All three Anda chairs feature the same overall set of adjustments:
Seat height adjustment (via gas piston)
Seat recline adjustment (angle of seat to back, via lever)
Seat tilt adjustment (angle of seat+back as a unit to the floor, via rocking)
Seat tilt lock (can be locked at any angle desired)
Seat arm height
Seat arm depth (they can be slid forward away from the body, or closer toward the body)
Seat arm width (adjustable by rectangular bolthole during installation)
Seat arm width (further adjustable by button on arms, during usage)
Seat arm pivot (can be rotated horizontally, e.g., to support hands resting atop one another on the desk)
Removable lumbar support pillow, with removable washable cover
Removable neck pillow, with elastic support band and removable washable cover
To achieve the ideal posture and support, you’ll likely need to fiddle with every single one of these adjustments—particularly if you spend many hours a day seated. This isn’t unique to Anda chairs; it’s true of any chair. If you don’t feel that there’s much difference between the various adjustments on a chair, the odds are good that it simply fits you so poorly that nothing works.

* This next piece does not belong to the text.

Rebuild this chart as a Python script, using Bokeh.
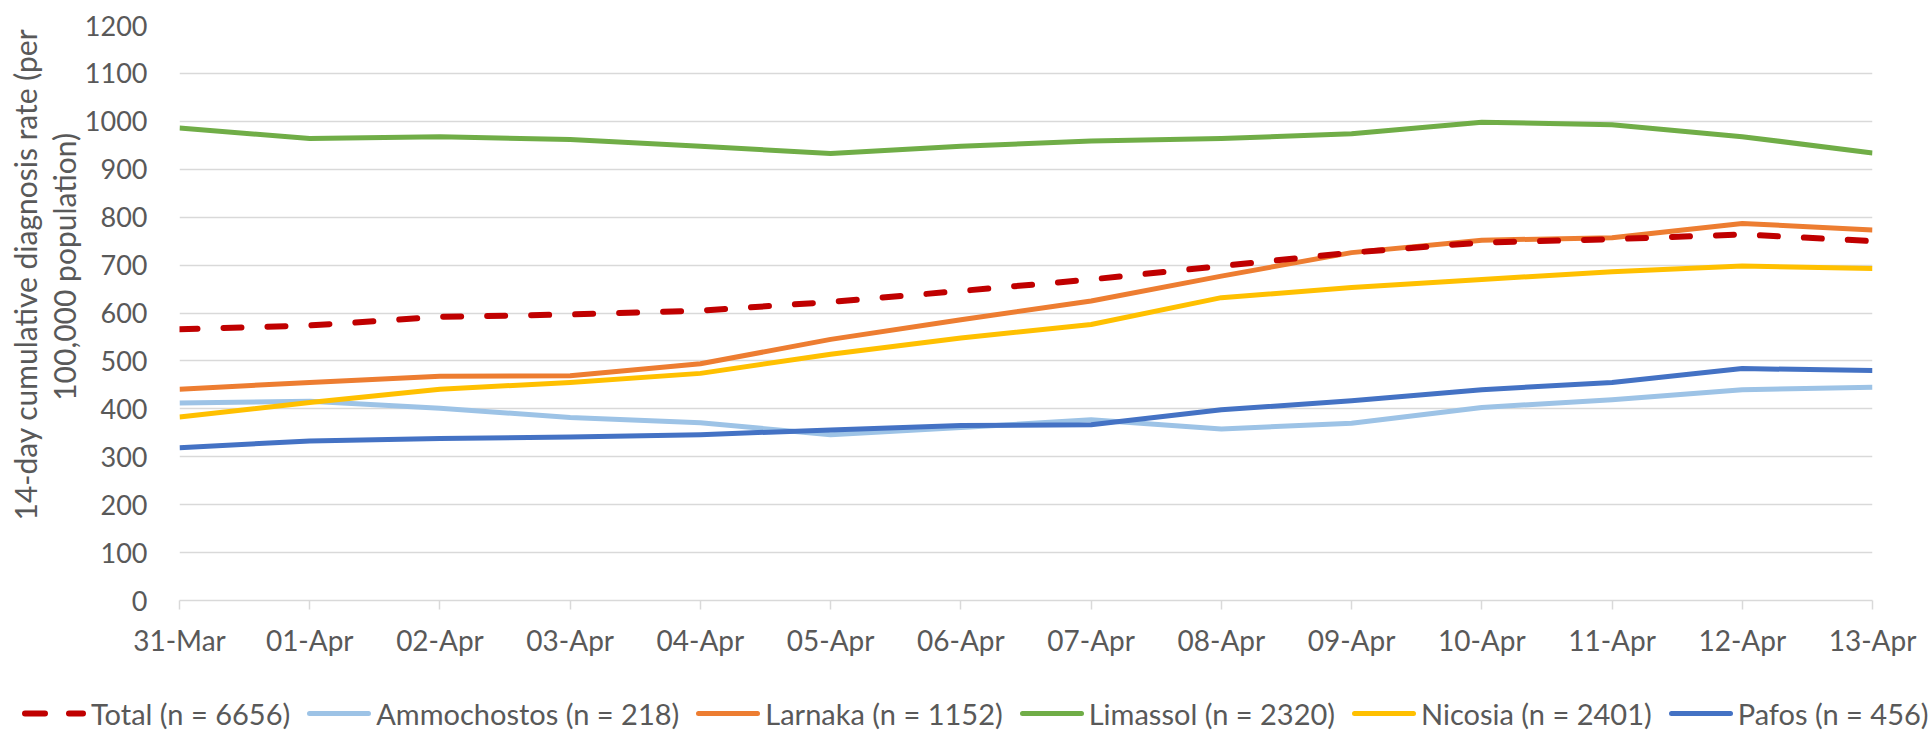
from bokeh.plotting import figure
from bokeh.models import Range1d, FixedTicker, LinearAxis, Div
from bokeh.layouts import column
from bokeh.embed import file_html
from bokeh.resources import INLINE

dates = ["31-Mar", "01-Apr", "02-Apr", "03-Apr", "04-Apr", "05-Apr", "06-Apr",
         "07-Apr", "08-Apr", "09-Apr", "10-Apr", "11-Apr", "12-Apr", "13-Apr"]
total = [566, 574, 592, 597, 605, 623, 646, 670, 698, 726, 747, 754, 764, 750]
ammochostos = [412, 416, 401, 382, 371, 346, 361, 377, 358, 370, 403, 419, 440, 445]
larnaka = [441, 455, 468, 469, 494, 545, 586, 625, 677, 726, 752, 757, 787, 773]
limassol = [986, 964, 968, 962, 948, 933, 948, 959, 964, 974, 998, 993, 968, 934]
nicosia = [383, 413, 441, 455, 474, 514, 548, 576, 632, 653, 670, 686, 698, 693]
pafos = [319, 333, 338, 341, 346, 356, 365, 367, 398, 417, 440, 455, 484, 480]

series_names = ["Total (n = 6656)", "Ammochostos (n = 218)", "Larnaka (n = 1152)",
                "Limassol (n = 2320)", "Nicosia (n = 2401)", "Pafos (n = 456)"]
y_ticks = list(range(0, 1201, 100))
y_title_lines = ["14-day cumulative diagnosis rate (per", "100,000 population)"]

FONT = "Lato"
TXT = "#595959"
GRID = "#D9D9D9"
colors = ["#C00000", "#9DC3E6", "#ED7D31", "#70AD47", "#FFC000", "#4472C4"]
data = [total, ammochostos, larnaka, limassol, nicosia, pafos]

xs = list(range(len(dates)))

W = 1931
H_MAIN = 680
H_LEG = 54
# leading no-break spaces shift the frame-centred title upward like the original
PAD1 = "\u00a0" * 10
PAD2 = "\u00a0" * 12

p = figure(width=W, height=H_MAIN, output_backend="svg", toolbar_location=None,
           x_range=Range1d(0, len(dates) - 1), y_range=Range1d(0, 1200),
           min_border_left=179, min_border_right=59, min_border_top=25,
           min_border_bottom=80)
p.outline_line_color = None
p.background_fill_color = "white"
p.border_fill_color = "white"

# x axis
p.xaxis.ticker = FixedTicker(ticks=xs)
p.xaxis.major_label_overrides = {i: d for i, d in enumerate(dates)}
p.xaxis.axis_line_color = GRID
p.xaxis.axis_line_width = 1.5
p.xaxis.major_tick_line_color = GRID
p.xaxis.major_tick_line_width = 1.5
p.xaxis.major_tick_out = 9
p.xaxis.major_tick_in = 0
p.xaxis.minor_tick_line_color = None
p.xaxis.major_label_text_font = FONT
p.xaxis.major_label_text_font_size = "28px"
p.xaxis.major_label_text_color = TXT
p.xaxis.major_label_standoff = 13

# y axis (inner: tick labels + second title line)
p.yaxis.ticker = FixedTicker(ticks=y_ticks)
p.yaxis.axis_line_color = None
p.yaxis.major_tick_line_color = None
p.yaxis.minor_tick_line_color = None
p.yaxis.major_tick_out = 0
p.yaxis.major_tick_in = 0
p.yaxis.major_label_text_font = FONT
p.yaxis.major_label_text_font_size = "27px"
p.yaxis.major_label_text_color = TXT
p.yaxis.major_label_standoff = 32
p.yaxis.axis_label = PAD2 + y_title_lines[1]
p.yaxis.axis_label_text_font = FONT
p.yaxis.axis_label_text_font_size = "30px"
p.yaxis.axis_label_text_font_style = "normal"
p.yaxis.axis_label_text_color = TXT
p.yaxis.axis_label_standoff = 0

# outer axis carrying the first title line
outer = LinearAxis(ticker=FixedTicker(ticks=[]), axis_line_color=None,
                   major_tick_line_color=None, minor_tick_line_color=None,
                   major_tick_out=0, major_tick_in=0, major_label_standoff=0,
                   axis_label=PAD1 + y_title_lines[0], axis_label_text_font=FONT,
                   axis_label_text_font_size="30px", axis_label_text_font_style="normal",
                   axis_label_text_color=TXT, axis_label_standoff=0)
p.add_layout(outer, "left")

p.xgrid.grid_line_color = None
p.ygrid.grid_line_color = GRID
p.ygrid.grid_line_width = 1.5
p.ygrid.ticker = FixedTicker(ticks=y_ticks[1:])

for vals, col in zip(data[1:], colors[1:]):
    p.line(xs, vals, line_color=col, line_width=5, line_join="round")
p.line(xs, total, line_color=colors[0], line_width=6, line_dash="18 26",
       line_cap="round", line_join="round")

# legend strip below the chart (HTML, built from the series lists)
items_html = []
for i, (name, col) in enumerate(zip(series_names, colors)):
    if i == 0:
        stroke = (f'<line x1="3" y1="10" x2="61" y2="10" stroke="{col}" stroke-width="6" '
                  f'stroke-linecap="round" stroke-dasharray="20 24"/>')
    else:
        stroke = (f'<line x1="2.5" y1="10" x2="61.5" y2="10" stroke="{col}" stroke-width="5" '
                  f'stroke-linecap="round"/>')
    items_html.append(
        '<div style="display:flex;align-items:center;">'
        f'<svg width="64" height="20" style="display:block;">{stroke}</svg>'
        f'<span style="margin-left:5px;">{name}</span></div>'
    )

legend_html = (
    f'<div style="position:relative;width:{W}px;height:{H_LEG}px;">'
    '<div style="position:absolute;left:22px;top:33px;transform:translateY(-50%);'
    f'display:flex;align-items:center;gap:17px;white-space:nowrap;'
    f'font-family:{FONT};font-size:29px;line-height:1;color:{TXT};">'
    + "".join(items_html) +
    '</div></div>'
)
leg = Div(text=legend_html, width=W, height=H_LEG, styles={"margin": "0", "padding": "0"})

layout = column(p, leg, spacing=0)
open("out.html", "w").write(file_html(layout, INLINE))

One thing that I appreciate about all three of these Anda models is that the removable pillows work for me. Although I generally want to adjust the position of the lumbar and neck pillows manually by an inch or so each time I sit down, it doesn’t take any real work to get them where they need to go, and they feel good once there.
By contrast, I can’t make my Secretlab Omega’s lumbar support pillow work for me, no matter what I try—or its neck pillow. I actually ended up pulling the neck pillow off the Omega and using it as a lumbar support pillow instead—which works, but it’s considerably more of a fiddly annoyance each time I sit down, since it falls down entirely instead of staying largely in place like the proper lumbar pillows do on the Anda chairs.
I’ve learned several things in the last six months’ gaming-chair experimentation. One is that gaming chairs are not “just a meme”—while I’ve never personally owned an Aeron or Steelcase chair, I’ve been supplied with Aerons in office jobs, and failed to be impressed. There are certainly crappy gaming chairs, just as there are crappy office chairs—but the good ones are quite good, and they’re significantly less expensive.
Another is that size matters. As a 5’11” dude at 200 pounds and change, this was an easy distinction to miss—pretty much everything out there is designed for people sized and shaped reasonably like me. My wife—who, at 5’6″, is slightly taller than average for American women—had a much less forgiving experience finding the right chair for her, whether in office or gaming chairs.
Knowing all this, I think the biggest advantage that “proper” office chairs have is the ability to go sit in one in a showroom and find one that actually fits your frame properly. The difference between a chair that accommodates you properly and one that doesn’t is enormous. If you’re shorter than 5’8″, this goes double—and I strongly recommend that you at least seek out specific reviews from other folks your size, if you can’t seek out demo chairs to physically test for yourself.
If you’re 5’8″ or under, the Anda T-Pro 2 is not going to be for you—particularly not if you want the neck pillow installed. If you’re 5’8″ or taller, either the Kaiser 2 or Fnatic will likely be a good fit—though I’m not sure how well either would work for folks much taller than 6’1″. If you’re 6’2″ or taller, I’d recommend skipping the Kaiser and Fnatic, and taking a look at the T-Pro 2.
One final, cautionary word about height: just checking the backrest height on a chair won’t tell you what you need to know. The Fnatic, Kaiser 2, T-Pro all share a backrest height of 34.2″—not much different from Secretlab Titan XL 2020‘s backrest height of 33.5″. But the curvature of the backrest—and the position of the neck pillow, if installed—makes an enormous difference.